Two of these are schema, which I take to be not really axioms, but instead something more like an indexed bundle of axioms.  Separation is indexed by any "property" which I take to be something written in the first-order language using the symbols = and $\in$.
Replacement is also a schema, this time indexed by all functions.  This is the part that kind of concerns me.  As I understand it, ZFC is a first-order language and is decidable.  I could well be wrong about that, but I thought the argument went something like this: As a first-order language with a decidable set of axioms, it is decidable.  But if we have an axiom for every function, that sounds like ... a whole lotta axioms.  And it doesn't sound decidable, since you would need a decision procedure for whether a given class is a function.
Probably I'm way off about a bunch of things.  Can anyone set me straight about (1) how many axioms are there? Uncountably many, if you say that for every function there is an axiom, right?  (2) Is ZFC decidable?
 A: I haven’t read this work of Jech, but it seems you are under a few misconceptions.
Replacement is not indexed by “all functions”. A function is an object discussed in ZFC, so it does not make sense to say there is one axiom per function. Instead, replacement is indexed over “properties” in the same way separation is.
Formally, consider any formula $P(x, y, w_1, \ldots, w_n)$ - that is, a formula $P$ in the language of set theory such that every variable which occurs free in $P$ is one of $x, y, w_1, \ldots$, or $w_n$. The instance axiom of replacement for $P$ states
$$\forall w_1 \cdots \forall w_n \forall a (\forall x \in a \exists! y P(x, y, w_1, \ldots, w_n) \implies \exists b \forall y (y \in b \iff \exists x \in a P(x, y, w_1, \ldots, w_n)))$$
It is clear that because there are only countably many such $P$, there are only countably many instances of replacement. It is also clear that deciding whether a particular sentence is an instance of the axiom scheme of replacement is decidable. The same is true for deciding whether a sentence is an instance of the axiom scheme of separation. Therefore, whether a sentence is an axiom of ZFC is decidable.
For the rest of the discussion, we assume ZFC is consistent.

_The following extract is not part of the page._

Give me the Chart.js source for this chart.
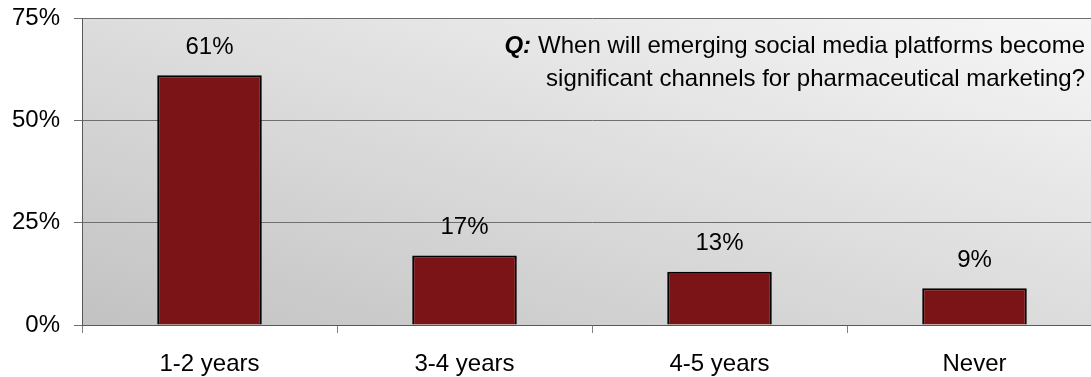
<!DOCTYPE html>
<html>
<head>
<meta charset="utf-8">
<script src="https://cdn.jsdelivr.net/npm/chart.js@4.4.1/dist/chart.umd.min.js"></script>
<style>
  html, body { margin: 0; padding: 0; background: #fff; overflow: hidden; }
  #wrap { width: 1110px; height: 377px; }
</style>
</head>
<body>
<div id="wrap"><canvas id="chart" width="1110" height="377"></canvas></div>
<script>
const categories = ['1-2 years', '3-4 years', '4-5 years', 'Never'];
const shares = [61, 17, 13, 9];
const yTicks = [0, 25, 50, 75];
const questionLines = [
  'When will emerging social media platforms become',
  'significant channels for pharmaceutical marketing?'
];

const FONT = '"Liberation Sans", Arial, sans-serif';

// diagonal grey fill behind the bars, darker bottom-left to lighter top-right
const plotBackground = {
  id: 'plotBackground',
  beforeDraw(chart) {
    const { ctx, chartArea: a } = chart;
    ctx.save();
    ctx.translate(a.left, a.top);
    ctx.scale(a.right - a.left, a.bottom - a.top);
    const g = ctx.createLinearGradient(0, 1, 1, 0);
    g.addColorStop(0, '#c2c2c2');
    g.addColorStop(1, '#f7f7f7');
    ctx.fillStyle = g;
    ctx.fillRect(0, 0, 1, 1);
    ctx.restore();
  }
};

// percentage above each bar and the question text
const annotations = {
  id: 'annotations',
  afterDatasetsDraw(chart) {
    const { ctx } = chart;
    const meta = chart.getDatasetMeta(0);
    ctx.save();
    ctx.fillStyle = '#000';
    ctx.font = '24px ' + FONT;
    ctx.textAlign = 'center';
    ctx.textBaseline = 'middle';
    meta.data.forEach((bar, i) => {
      ctx.fillText(shares[i] + '%', bar.x, bar.y - 28);
    });

    const right = 1085;
    ctx.font = '24px ' + FONT;
    ctx.textAlign = 'right';
    ctx.fillText(questionLines[0], right, 46);
    ctx.fillText(questionLines[1], right, 79);
    const w = ctx.measureText(questionLines[0]).width;
    ctx.font = 'italic bold 24px ' + FONT;
    ctx.fillText('Q:', right - w - 7, 46);
    ctx.restore();
  }
};

new Chart(document.getElementById('chart'), {
  type: 'bar',
  data: {
    labels: categories,
    datasets: [{
      data: shares,
      backgroundColor: '#7b1416',
      borderColor: '#000',
      borderWidth: 2,
      borderSkipped: 'bottom',
      barPercentage: 0.41,
      categoryPercentage: 1
    }]
  },
  options: {
    responsive: false,
    animation: false,
    devicePixelRatio: 1,
    layout: { padding: { top: 18, right: 8, left: 0, bottom: 0 } },
    plugins: { legend: { display: false }, tooltip: { enabled: false } },
    scales: {
      x: {
        afterFit(scale) {
          scale.height = 52;
          scale.paddingLeft = 0;
          scale.paddingRight = 0;
        },
        grid: {
          offset: true,
          drawOnChartArea: false,
          color: '#7f7f7f',
          tickLength: 8
        },
        border: { color: '#595959', width: 1 },
        ticks: { color: '#000', font: { family: FONT, size: 24 }, padding: 17 }
      },
      y: {
        min: 0,
        max: 75,
        afterFit(scale) {
          scale.width = 82;
          scale.paddingTop = 0;
          scale.paddingBottom = 0;
        },
        afterBuildTicks(scale) { scale.ticks = yTicks.map(v => ({ value: v })); },
        grid: { color: '#6f6f6f', tickLength: 8 },
        border: { color: '#595959', width: 1 },
        ticks: {
          color: '#000',
          font: { family: FONT, size: 24 },
          padding: 14,
          callback: v => v + '%'
        }
      }
    }
  },
  plugins: [plotBackground, annotations]
});
</script>
</body>
</html>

We can encode sentences in the language of arithmetic into the language of set theory in such a way that makes ZFC an extension of Peano Arithmetic. Because ZFC is a recursively axiomatisable consistent extension of Peano Arithmetic, there is no algorithm which can decide whether a particular sentence can be proved in ZFC.
Finally, ZFC cannot be finitely axiomatised. There is a powerful principle called the “reflection principle”, which states that for all sentences $\phi$, ZFC proves that there is some transitive set $S$ such that $(S \models \phi) \iff \phi$. So for any list $A_1, \ldots, A_n$ of axioms of ZFC, we can prove in ZFC that there is some model of $\phi := A_1 \land A_2 \land \cdots \land A_n$, and thus the combination of axioms $A_1, \ldots A_n$ is consistent. If ZFC were finitely axiomatisable, then it would prove itself consistent, which is impossible by Gödel’s second incompleteness theorem.
So the set of axioms of ZFC is countably infinite and decidable, and we can’t cut the axioms down to a nice finite list while still having all the theorems of ZFC.